I would characterize my involvement in online professional learning networks heretofore as being much more of a consumer than producer. My experience has been to absorb and benefit from the insight and expertise of the contributors of the PLNs I follow.
Here you will find an annotated list of the PLNs most helpful to me and my learning:
Texas Computer Education Association) is a global, nonprofit, member-based organization. We support the use of technology in education. Founded in 1980, TCEA has been playing a vital role in increasing technology funding and access for PreK-16 schools for 38 years. Our 13,000-member association is led by a grassroots board of directors—all professional educators. TCEA’s resources support educators in the field who are enhancing curriculum with digital tools. The Technology Coordinators Special Interest Group (TEC-SIG) is a fantastic forum for sharing information.
From its website, https://www.iste.org/standards: ISTE is home to a passionate community of global educators who believe in the power of technology to transform teaching and learning, accelerate innovation and solve tough problems in education.
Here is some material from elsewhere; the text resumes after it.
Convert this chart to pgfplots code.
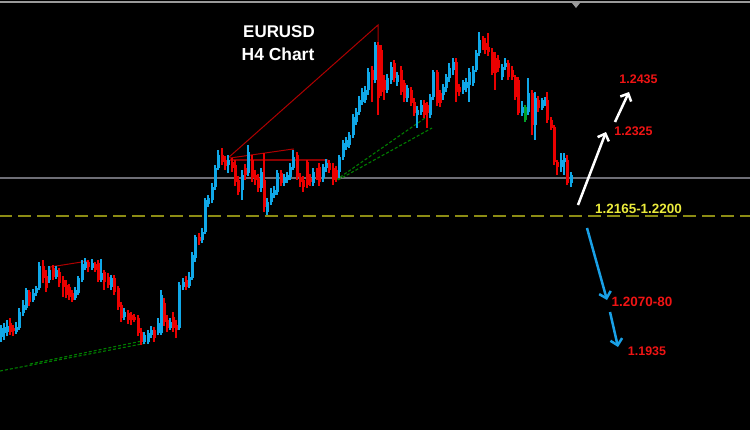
\documentclass[border=0pt]{standalone}
\usepackage{pgfplots}
\pgfplotsset{compat=1.18}
\usepackage{pgfplotstable}
\usetikzlibrary{arrows.meta}
\usepackage{fontspec}
\setmainfont{Liberation Sans}
\definecolor{cblue}{RGB}{16,168,232}
\definecolor{cred}{RGB}{235,0,0}
\definecolor{cgreen}{RGB}{0,160,40}
\definecolor{tline}{RGB}{175,0,0}
\definecolor{gline}{RGB}{0,125,0}
\definecolor{olivel}{RGB}{140,140,20}
\definecolor{grayl}{RGB}{110,110,118}
\definecolor{txtred}{RGB}{240,20,20}
\definecolor{txtyel}{RGB}{235,235,60}
\definecolor{arrblue}{RGB}{25,160,230}

\pgfplotstableread{
x t b h l
1 328 337 325 342
4 327 333 323 340
7 326 332 320 336
16 327 332 322 334
19 312 328 308 330
23 305 313 300 316
26 290 308 288 310
33 293 300 289 302
36 288 293 286 296
39 266 288 262 290
49 270 280 266 283
56 270 277 266 279
75 290 298 287 300
78 278 293 276 295
82 264 280 260 282
85 262 268 258 270
92 263 268 259 270
101 273 280 259 282
111 278 287 275 290
124 312 317 308 320
144 335 342 332 344
148 333 342 330 344
151 330 335 326 338
158 323 333 318 335
161 295 333 290 335
170 322 328 318 330
179 285 328 282 330
183 282 287 278 290
189 277 286 272 288
192 255 278 252 280
195 237 258 235 262
202 232 240 228 243
205 200 232 198 234
208 198 204 195 207
212 187 200 183 203
215 168 187 165 190
218 155 168 150 170
228 160 165 155 173
242 175 190 170 200
248 152 173 145 176
261 172 188 168 192
267 202 212 198 215
271 193 202 188 205
274 190 195 186 198
277 173 192 170 195
284 177 183 174 186
287 175 180 172 183
290 167 177 163 180
293 157 168 150 170
313 172 183 168 186
323 167 178 164 182
326 163 168 159 172
339 157 172 155 178
343 143 157 140 160
346 140 147 137 150
349 135 145 132 148
353 117 135 114 138
356 112 122 108 125
359 100 112 96 115
362 92 102 88 105
365 90 100 86 103
368 72 90 68 95
375 45 80 42 83
387 78 90 74 93
391 67 80 62 84
397 75 82 72 86
407 88 98 85 102
417 110 115 106 128
421 105 112 100 115
430 97 115 94 118
433 72 97 70 100
443 87 95 84 100
446 77 88 74 92
449 68 78 63 82
453 62 70 58 75
463 82 90 80 94
466 82 88 78 92
469 72 85 68 102
473 70 83 66 86
476 53 70 50 72
479 40 53 32 56
502 67 77 64 80
505 63 67 58 70
522 107 113 101 116
528 93 112 78 115
535 98 125 92 140
542 100 108 98 110
545 99 103 97 106
561 160 167 153 172
564 158 162 153 175
571 175 183 172 187
}\bluecandles

\pgfplotstableread{
x t b h l
10 323 332 318 335
13 328 331 325 336
29 292 302 290 306
43 266 278 260 283
46 276 288 270 292
53 268 277 265 280
59 272 283 268 287
63 280 287 276 297
66 285 295 280 298
69 287 297 284 300
72 293 300 290 302
88 262 267 260 272
95 264 270 262 272
98 263 280 260 282
104 272 282 270 290
108 277 285 273 288
114 278 292 275 295
118 288 307 286 310
121 305 318 302 322
128 313 320 310 324
131 315 320 312 325
134 317 320 314 322
138 318 333 315 336
141 332 342 328 345
154 330 338 327 342
164 303 322 298 326
167 320 328 315 332
173 317 328 312 332
176 325 330 320 338
186 280 287 276 290
199 237 241 233 245
222 155 162 148 165
225 160 166 156 170
232 162 168 158 172
235 165 182 160 186
238 180 192 176 195
245 168 175 164 180
252 160 178 155 182
255 175 180 170 185
258 178 188 174 192
264 180 207 153 212
281 173 183 170 186
297 155 177 152 180
300 177 182 173 187
303 180 187 176 192
307 162 185 160 188
310 178 182 174 186
317 172 176 168 180
319 167 182 163 186
329 163 170 160 173
333 168 180 163 185
336 170 178 166 182
372 70 80 66 102
378 45 98 42 115
381 50 92 45 96
384 80 90 75 100
394 63 78 60 82
401 70 92 66 95
404 83 98 80 102
411 90 103 87 106
414 102 113 98 116
424 103 115 100 118
427 105 113 102 128
437 72 103 70 106
440 93 103 90 107
456 62 92 58 102
459 87 92 84 96
483 40 46 36 50
485 43 50 38 54
488 47 52 33 56
492 52 73 48 75
495 58 73 52 90
498 60 68 55 72
508 63 77 60 80
512 70 77 66 80
515 77 97 75 100
518 80 113 77 115
532 93 125 90 135
538 100 108 96 112
547 100 120 92 123
551 120 128 117 130
554 127 162 125 165
557 162 167 160 175
567 160 183 155 185
}\redcandles

\pgfplotstableread{
x t b h l
525 107 120 105 122
}\greencandles

\pgfplotsset{
  wick/.style={draw=none, mark=none, forget plot,
    error bars/.cd, y dir=both, y explicit, error mark=none,
    error bar style={draw=#1, solid, line width=1.1bp}},
  body/.style={draw=none, mark=none, forget plot,
    error bars/.cd, y dir=both, y explicit, error mark=none,
    error bar style={draw=#1, solid, line width=3bp}},
}

\begin{document}
\begin{tikzpicture}
\begin{axis}[
  width=750bp, height=430bp, scale only axis,
  xmin=0, xmax=750, ymin=0, ymax=430, y dir=reverse,
  axis lines=none, ticks=none, clip=true,
]
\fill[black] (rel axis cs:0,0) rectangle (rel axis cs:1,1);

% horizontal reference lines
\addplot[grayl, line width=1.8bp, forget plot] coordinates {(0,178) (750,178)};
\addplot[olivel, line width=2bp, dash pattern=on 13bp off 6bp, forget plot] coordinates {(-1,216) (750,216)};
\addplot[gray!80, line width=2bp, forget plot] coordinates {(0,1.5) (750,1.5)};
\addplot[fill=gray!80, draw=none, forget plot] coordinates {(572,3) (580,3) (576,8)} -- cycle;

% green trend lines
\addplot[gline, line width=1.1bp, dash pattern=on 3bp off 2bp, forget plot] coordinates {(0,371) (147,343)};
\addplot[gline, line width=1.1bp, dash pattern=on 3bp off 2bp, forget plot] coordinates {(30,364) (147,340)};
\addplot[gline, line width=1.1bp, dash pattern=on 3bp off 2bp, forget plot] coordinates {(336,180) (425,118)};
\addplot[gline, line width=1.1bp, dash pattern=on 3bp off 2bp, forget plot] coordinates {(338,180) (432,128)};

% red pattern lines
\addplot[tline, line width=1bp, forget plot] coordinates {(228,158) (378,25) (378,45)};
\addplot[tline, line width=1bp, forget plot] coordinates {(230,158) (293,149) (293,159)};
\addplot[tline!80!black, line width=1.8bp, forget plot] coordinates {(230,160) (327,160) (327,167)};
\addplot[tline, line width=1bp, forget plot] coordinates {(50,272) (50,267) (88,261)};

% candles
\addplot[wick=cblue] table[x=x, y expr={(\thisrow{h}+\thisrow{l})/2}, y error expr={(\thisrow{l}-\thisrow{h})/2}] {\bluecandles};
\addplot[body=cblue] table[x=x, y expr={(\thisrow{t}+\thisrow{b})/2}, y error expr={max((\thisrow{b}-\thisrow{t})/2,0.7)}] {\bluecandles};
\addplot[wick=cred] table[x=x, y expr={(\thisrow{h}+\thisrow{l})/2}, y error expr={(\thisrow{l}-\thisrow{h})/2}] {\redcandles};
\addplot[body=cred] table[x=x, y expr={(\thisrow{t}+\thisrow{b})/2}, y error expr={max((\thisrow{b}-\thisrow{t})/2,0.7)}] {\redcandles};
\addplot[wick=cgreen] table[x=x, y expr={(\thisrow{h}+\thisrow{l})/2}, y error expr={(\thisrow{l}-\thisrow{h})/2}] {\greencandles};
\addplot[body=cgreen] table[x=x, y expr={(\thisrow{t}+\thisrow{b})/2}, y error expr={max((\thisrow{b}-\thisrow{t})/2,0.7)}] {\greencandles};

% arrows
\addplot[white, line width=2.5bp, -{Straight Barb[length=6bp,width=12bp]}, forget plot] coordinates {(578,205) (606,132)};
\addplot[white, line width=2.5bp, -{Straight Barb[length=6bp,width=12bp]}, forget plot] coordinates {(615,122) (629,92)};
\addplot[arrblue, line width=2.5bp, -{Straight Barb[length=6bp,width=12bp]}, forget plot] coordinates {(587,228) (607,300)};
\addplot[arrblue, line width=2.5bp, -{Straight Barb[length=6bp,width=12bp]}, forget plot] coordinates {(610,312) (618,347)};

% labels
\node[text=white, font=\bfseries\fontsize{17}{20}\selectfont] at (axis cs:279,32) {EURUSD};
\node[text=white, font=\bfseries\fontsize{17.5}{20}\selectfont] at (axis cs:278,54) {H4 Chart};
\node[text=txtred, font=\bfseries\fontsize{12.5}{14}\selectfont] at (axis cs:638.5,79.5) {1.2435};
\node[text=txtred, font=\bfseries\fontsize{12.5}{14}\selectfont] at (axis cs:633.5,131) {1.2325};
\node[text=txtyel, font=\bfseries\fontsize{13.5}{15}\selectfont] at (axis cs:638.5,209) {1.2165-1.2200};
\node[text=txtred, font=\bfseries\fontsize{13.5}{15}\selectfont] at (axis cs:642,302) {1.2070-80};
\node[text=txtred, font=\bfseries\fontsize{12.5}{14}\selectfont] at (axis cs:647,351) {1.1935};
\end{axis}
\end{tikzpicture}
\end{document}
ISTE inspires the creation of solutions and connections that improve opportunities for all learners by delivering: practical guidance, evidence-based professional learning, virtual networks, thought-provoking events and the ISTE Standards.
I manage two accounts: one personal–@dwthurman–which I very rarely post to, and Houston ISD’s Career Readiness feed–@HoustonCCR. The Career Readiness feed is mostly used to hi-light events and accomplishments of the campus CTE programs around the district. Through my membership in TCEA, I found and have been keen to follow two individuals from the Ed Tech community: Kathy Schrock @KathySchrock and Miguel Guhlin @mguhlin.
Through my involvement in the Digital Learning and Leading masters program at Lamar University, I am a member of the Digital Learning and Leading Facebook group. From the About page: Digital Learning and Leading (DLL) Facebook Group is the place were students in the Lamar University Masters of Digital Learning and Leading program can connect and collaborate as they work toward using technology to enhance learning. The DLL Facebook Group is also the place where students and graduates of the DLL program can work together to help create significant learning environments (CSLE) that give learners choice, ownership and voice through authentic (COVA) learning opportunities.
MS Teams is included in my district’s Office 365 adoption. It is an excellent tool for collaborating. You can have conversations in a FB-type format, you can exchange links and files, and you can conduct a video broadcast of a training. The system allows you to tag people so that relevant info in a large team finds the appropriate person. My department is using MS Teams as a tool for organizing and disseminating content specific to the different career clusters at our beginning-of-the-year professional development. My hope is that teachers who teach the same course but who are on different campuses can use this tool to collaborate throughout the year. If anyone in the DLL program has access to this MS Teams and would like an introduction to using it, you can link to my getting started guide here.
Within Career and Technical Education department I work in, we take part in book studies to improve our practice. A book we read recently was The Smartest Kids In The World by Amanda Ripley.